We've had a dry and warm beginning to Spring 2011 in our English garden. The garden hose -- or as it's often called here, the hosepipe -- has already been out in force.
Above are currant bushes, a fox glove and Delphinium.
The warm spring has been a mixed blessing in the garden because the ample sunshine has brought everything into bloom earlier. However, great care must be made to keep things moist. I find it all a bit bizarre because I spent April in Colorado, where it was supposed to be mostly dry, and I experienced several snows, hail, sleet, freezing temperatures and lots of rain, and it continued to rain there through May. I come back to England, and they were enjoying summer-like temperatures of low humidity and little rain, and these pristine conditions have continued now into June. I'm not complaining by any means; just observing!
Back to my gardening adventures . . . I've planted a range of flowers in our back garden since moving here about three years ago. Although I re-infuse the garden every year with annuals, we also have perennials that have successfully come back each year, such as the Pink Poppy above and the Red Poppy below (which were planted last spring), along with Delphinium, Lupins, Fox Gloves, Peonies, and Columbine.
I also planted some strawberries in a disused gravel area, and they've come up really strong this spring, with lots of sweet fruit.
We have blueberries and white currants in one of our beds, too.
I also enjoy filling pots with petunias, trailing lobelia, fuchsia, cosmos and other flowers.
Although the pots look a little thin right now, they will be overflowing with color by mid-summer.
The birds also have been taking advantage of the warmer conditions, and many have begun fledgling their offspring much earlier than last year. Some of the interaction can be quite sweet, such as when a parent blue tit was feeding its young while sitting on top of a suet-filled coconut husk. Wish I could have captured this scene today.
*But then there are the STARLINGS!*
They have arrived at the feeders with their fledglings about a month earlier than last year. The onslaught of starlings drives dear hubby Niall nuts! He has nick-named them the Orcs of the bird world (as in the trolls from Lord of the Rings). We can have as many as 65 in our garden at once, and their noise is deafening. They are particularly interested in the suet pellets that we have in the feeders (we use them instead of peanuts). The suet pellets attract a wide range of birds, including stunning Greater and Lesser Spotted Woodpeckers, which fly over from nearby Norbury Woods. However, Niall is tempted to forgo the suet pellets to dissuade the starlings from overtaking our garden. We seem to forever go outside, clapping our hands and yelling to scare away those persistent starlings. But then, they are back as soon as we turn our backs. If we are sitting outside, taking in the lovely weather, sharing a cup of tea on the patio, the Starlings will perch in trees and wait for us to leave!
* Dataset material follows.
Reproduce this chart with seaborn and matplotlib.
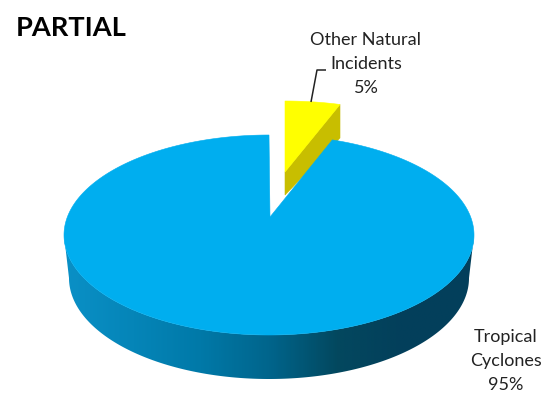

The constant cacophony of shrills from them is enough to send us back inside.
I asked my contact at Wildbird Direct, where I order my bird food, how to discourage Starlings from the feeders since they dominate and don't allow the smaller song birds to eat. Darren said: 'If I had a pound for every time a customer asked me that question.' Oh well . . .
Then I discovered they have a natural enemy: the magpie. If the starlings are the Orcs of the bird world, the magpies are the Orcas! Not only do they have the same coloration as a killer whale, but they will hunt down fledgling starlings, as I found out one morning. Those of you readers with a predisposition to a queasy tummy should skip this part! Last week, I heard a frantic shrieking from the back yard and saw a pair of magpies murdering one of the Starlings. I tried to get there in time to break up the massacre, but alas, I was too late! Murder by a hundred pecks.
Our garden has become the scene of not only beauty and color, but of murder, mystery and mayhem!!